For n $\in \mathbb{N},$define $A_{n}$ to be the set of all natural numbers divisible by n. Find with proofs:
(a)$\bigcup_{n=2}^{\infty}A_{n}.$
(b)$\bigcap_{n=1}^{\infty}A_{n}.$
I do not know How to organize my thoughts so that I gave a general formula for the answer and How to proof? Could anyone help me?
Thanks.
Best Answer
For a) This would be the set of all numbers divisible by 2, or by 3, or by 4, ... etc. Since every number is divisible by itself, that means that this is the set of all numbers greater or equal to 2.
For b) This would be the set of all numbers divisible by 1, and by 2, and by 3, and by 4, ... etc. No number is like that, so this is the empty set.
To prove this you need to prove the following set equalities:
$\bigcup_{n=2}^{\infty}A_{n} = \{ n | n \ge 2\}$
$\bigcap_{n=1}^{\infty}A_{n} = \{ \}$
So for the first one, prove that any $n$ that is in $ \bigcup_{n=2}^{\infty}A_{n}$ is also in $\{ n | n \ge 2\}$, and vice versa.

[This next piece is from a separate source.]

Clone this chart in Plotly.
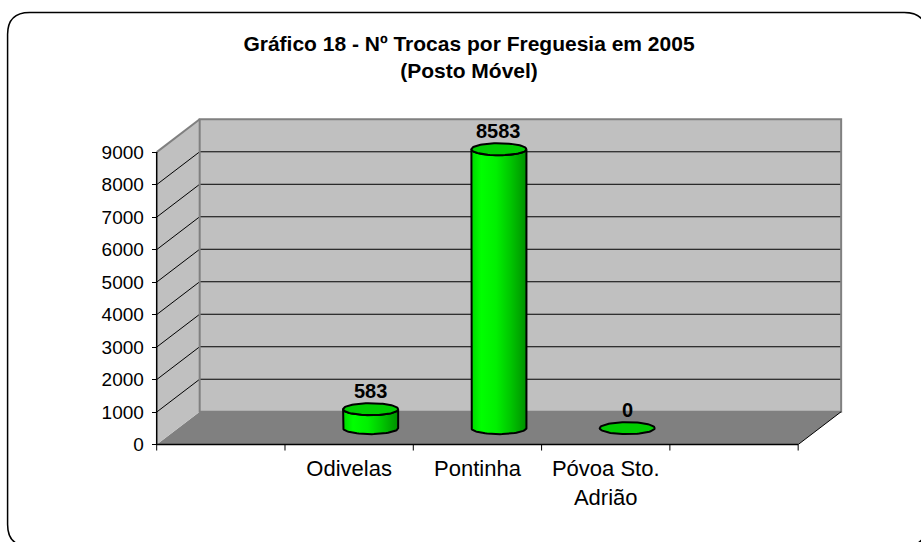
import numpy as np
import plotly.graph_objects as go

# ---------------- data ----------------
categories = ["Odivelas", "Pontinha", "Póvoa Sto.<br>Adrião"]
values = [583, 8583, 0]
value_labels = ["583", "8583", "0"]
y_ticks = [0, 1000, 2000, 3000, 4000, 5000, 6000, 7000, 8000, 9000]
title_line1 = "Gráfico 18 - Nº Trocas por Freguesia em 2005"
title_line2 = "(Posto Móvel)"

# ---------------- geometry / style ----------------
N_SLOTS = 5                 # category slots on the floor (first and last empty)
slot_idx = [1, 2, 3]        # slots used by the categories
WALL_TOP = 9000
DX = 0.335                  # depth offset (category units)
DY = 1010                   # depth offset (value units)
PXX = 128.2                 # px per category unit
PXY = 293 / 9000            # px per value unit
RX = 0.2145                 # cylinder radius (category units)
RY = 6 / PXY                # ellipse half-height (value units)
TICK = 6 / PXY
FONT = "Liberation Sans, Arial, sans-serif"

x_min, x_max = -0.06, N_SLOTS + DX + 0.03
y_min, y_max = -260, WALL_TOP + DY + 40
plot_w = (x_max - x_min) * PXX
plot_h = (y_max - y_min) * PXY
Y0_PX = 445
left = 157 + x_min * PXX
top = Y0_PX - y_max * PXY
bottom_px = top + plot_h
W, H = 921, 542


def paper(px, py):
    return (px - left) / plot_w, (bottom_px - py) / plot_h


GREEN_BODY = [[0, "#00D800"], [0.18, "#00FF00"], [0.45, "#00F000"],
              [0.7, "#00C800"], [1, "#009000"]]
GREEN_TOP = "#00CC00"

fig = go.Figure()

# cylinders
for s, v in zip(slot_idx, values):
    cx = s + 0.5 + DX / 2
    base = DY / 2
    topv = v + DY / 2
    th = np.linspace(np.pi, 2 * np.pi, 40)
    if v > 0:
        bx = list(cx + RX * np.cos(th))
        by = list(base + RY * np.sin(th))
        tx = list(cx + RX * np.cos(th))[::-1]
        ty = list(topv + RY * np.sin(th))[::-1]
        xs = [cx - RX] + bx + [cx + RX] + tx
        ys = [topv] + by + [topv] + ty
        fig.add_trace(go.Scatter(
            x=xs, y=ys, mode="lines", fill="toself",
            fillgradient=dict(type="horizontal", colorscale=GREEN_BODY),
            line=dict(color="black", width=2), hoverinfo="skip", showlegend=False))
    ta = np.linspace(0, 2 * np.pi, 80)
    fig.add_trace(go.Scatter(
        x=cx + RX * np.cos(ta), y=topv + RY * np.sin(ta), mode="lines", fill="toself",
        fillcolor=GREEN_TOP, line=dict(color="black", width=2),
        hoverinfo="skip", showlegend=False))

annotations = []
for s, v, lab in zip(slot_idx, values, value_labels):
    cx = s + 0.5 + DX / 2
    annotations.append(dict(
        x=cx, y=v + DY / 2 + RY, xref="x", yref="y", text=f"<b>{lab}</b>",
        showarrow=False, yanchor="bottom", yshift=-1,
        font=dict(family=FONT, size=20, color="black")))

shapes = []
# back wall fill
shapes.append(dict(type="rect", xref="x", yref="y", x0=DX, x1=N_SLOTS + DX,
                   y0=DY, y1=WALL_TOP + DY, fillcolor="#C0C0C0",
                   line=dict(width=0), layer="below"))
# floor
shapes.append(dict(type="path", xref="x", yref="y",
                   path=f"M 0,0 L {N_SLOTS},0 L {N_SLOTS + DX},{DY} L {DX},{DY} Z",
                   fillcolor="#808080", line=dict(width=0), layer="below"))
# side wall
shapes.append(dict(type="path", xref="x", yref="y",
                   path=f"M 0,0 L 0,{WALL_TOP} L {DX},{WALL_TOP + DY} L {DX},{DY} Z",
                   fillcolor="#C0C0C0", line=dict(width=0), layer="below"))
# gridlines
for k in y_ticks[1:-1]:
    shapes.append(dict(type="line", xref="x", yref="y", x0=DX, x1=N_SLOTS + DX,
                       y0=k + DY, y1=k + DY, line=dict(color="black", width=1), layer="below"))
    shapes.append(dict(type="line", xref="x", yref="y", x0=0, x1=DX,
                       y0=k, y1=k + DY, line=dict(color="black", width=1), layer="below"))
# gray wall edges
shapes.append(dict(type="rect", xref="x", yref="y", x0=DX, x1=N_SLOTS + DX,
                   y0=DY, y1=WALL_TOP + DY, line=dict(color="#808080", width=2), layer="below"))
shapes.append(dict(type="line", xref="x", yref="y", x0=0, x1=DX,
                   y0=WALL_TOP, y1=WALL_TOP + DY, line=dict(color="#808080", width=2), layer="below"))
# front axes
shapes.append(dict(type="line", xref="x", yref="y", x0=0, x1=N_SLOTS, y0=0, y1=0,
                   line=dict(color="black", width=1.5), layer="below"))
shapes.append(dict(type="line", xref="x", yref="y", x0=N_SLOTS, x1=N_SLOTS + DX, y0=0, y1=DY,
                   line=dict(color="black", width=1), layer="below"))
shapes.append(dict(type="line", xref="x", yref="y", x0=0, x1=0, y0=0, y1=WALL_TOP,
                   line=dict(color="black", width=1.5), layer="below"))
for u in range(N_SLOTS + 1):
    shapes.append(dict(type="line", xref="x", yref="y", x0=u, x1=u, y0=0, y1=-TICK,
                       line=dict(color="black", width=1), layer="below"))

# rounded chart border
bx0, bx1, by0, by1, r = 8, 926, 12, 547, 22
pts = {
    "a": paper(bx0 + r, by0), "b": paper(bx1 - r, by0), "c": paper(bx1, by0), "d": paper(bx1, by0 + r),
    "e": paper(bx1, by1 - r), "f": paper(bx1, by1), "g": paper(bx1 - r, by1),
    "h": paper(bx0 + r, by1), "i": paper(bx0, by1), "j": paper(bx0, by1 - r),
    "k": paper(bx0, by0 + r), "l": paper(bx0, by0),
}
P = lambda n: f"{pts[n][0]:.5f},{pts[n][1]:.5f}"
border_path = (f"M {P('a')} L {P('b')} Q {P('c')} {P('d')} L {P('e')} Q {P('f')} {P('g')} "
               f"L {P('h')} Q {P('i')} {P('j')} L {P('k')} Q {P('l')} {P('a')} Z")
shapes.append(dict(type="path", xref="paper", yref="paper", path=border_path,
                   line=dict(color="black", width=1.5), layer="above"))

fig.update_layout(
    width=W, height=H,
    margin=dict(l=left, r=W - left - plot_w, t=top, b=H - bottom_px, pad=0),
    paper_bgcolor="white", plot_bgcolor="white",
    showlegend=False,
    title=dict(text=f"<b>{title_line1}</b><br><b>{title_line2}</b>",
               x=469 / W, xanchor="center", xref="container",
               y=1 - 50.5 / H, yanchor="middle", yref="container",
               font=dict(family=FONT, size=21, color="black")),
    xaxis=dict(range=[x_min, x_max], tickvals=[s + 0.5 for s in slot_idx],
               ticktext=categories, ticks="", showgrid=False, zeroline=False,
               showline=False, tickfont=dict(family=FONT, size=22, color="black"),
               fixedrange=True),
    yaxis=dict(range=[y_min, y_max], tickvals=y_ticks, ticks="outside", ticklen=5,
               tickcolor="black", tickwidth=1, anchor="free",
               position=(0 - x_min) / (x_max - x_min), ticklabelstandoff=4,
               showgrid=False, zeroline=False, showline=False,
               tickfont=dict(family=FONT, size=19, color="black"), fixedrange=True),
    shapes=shapes, annotations=annotations,
)

fig.write_html("out.html", config={"displayModeBar": False},
               post_script="document.body.style.margin='0';")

The same for the second one ... except of course there is no such $n \in \{ \}$ ... so prove that there is no $n$ in $\bigcap_{n=1}^{\infty}A_{n}$ either. And that you could do by a proof by contradiction: suppose $n \in \bigcap_{n=1}^{\infty}A_{n}$. Then in particular $n \in A_{n+1}$, i.e. $n$ is divisible by $n+1$. But that is impossible, so we have a contradiction. So there is indeed no $n$ in $\bigcap_{n=1}^{\infty}A_{n}$.